Article 2 : Il est enjoint au préfet du Val-de-Marne de procéder au réexamen de la situation de M. A... dans un délai de deux mois à compter de la notification du présent arrêt, et de le munir dans cette attente d'une autorisation provisoire de séjour.
Article 3 : L'Etat versera à Me B..., conseil de M. A..., une somme de 1 500 euros en application de l'article L. 761-1 du code de justice administrative et du deuxième alinéa de l'article 37 de la loi du 10 juillet 1991, sous réserve que Me B... renonce à percevoir la somme correspondant à la part contributive de l'Etat.

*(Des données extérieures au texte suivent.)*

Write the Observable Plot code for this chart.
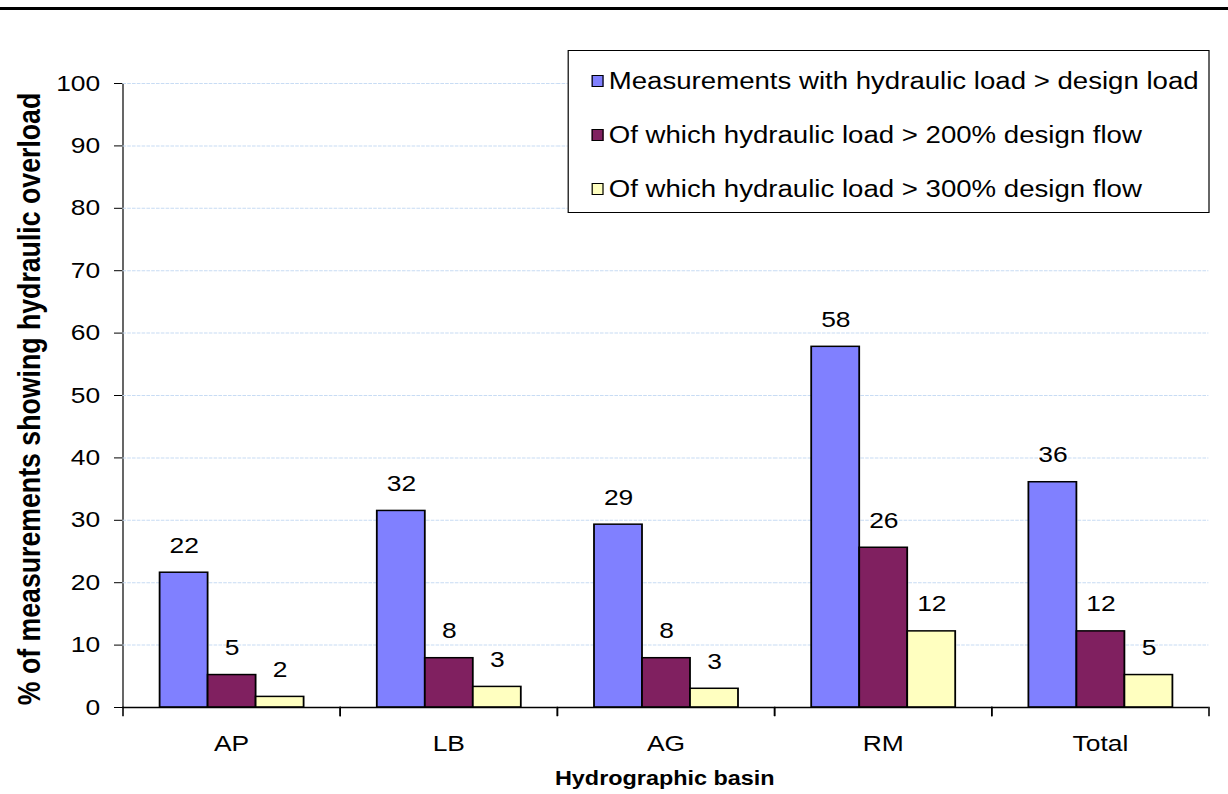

Article 4 : Le surplus des conclusions de la requête de M. A... est rejeté.
Article 5 : Le présent arrêt sera notifié à M. C... A..., à Me B..., au ministre de l'intérieur et au préfet du Val-de-Marne.
Délibéré après l'audience du 8 décembre 2020, à laquelle siégeaient :
- Mme Hamon, président,
- M. Segretain, premier conseiller,
- M. D..., premier conseiller.
Rendu public par mise à disposition au greffe, le 22 décembre 2020.
Le rapporteur,
K. D...Le président,
P. HAMON
Le greffier,
C. MONGIS
La République mande et ordonne au ministre de l'intérieur en ce qui le concerne ou à tous huissiers de justice à ce requis en ce qui concerne les voies de droit commun contre les parties privées, de pourvoir à l'exécution de la présente décision.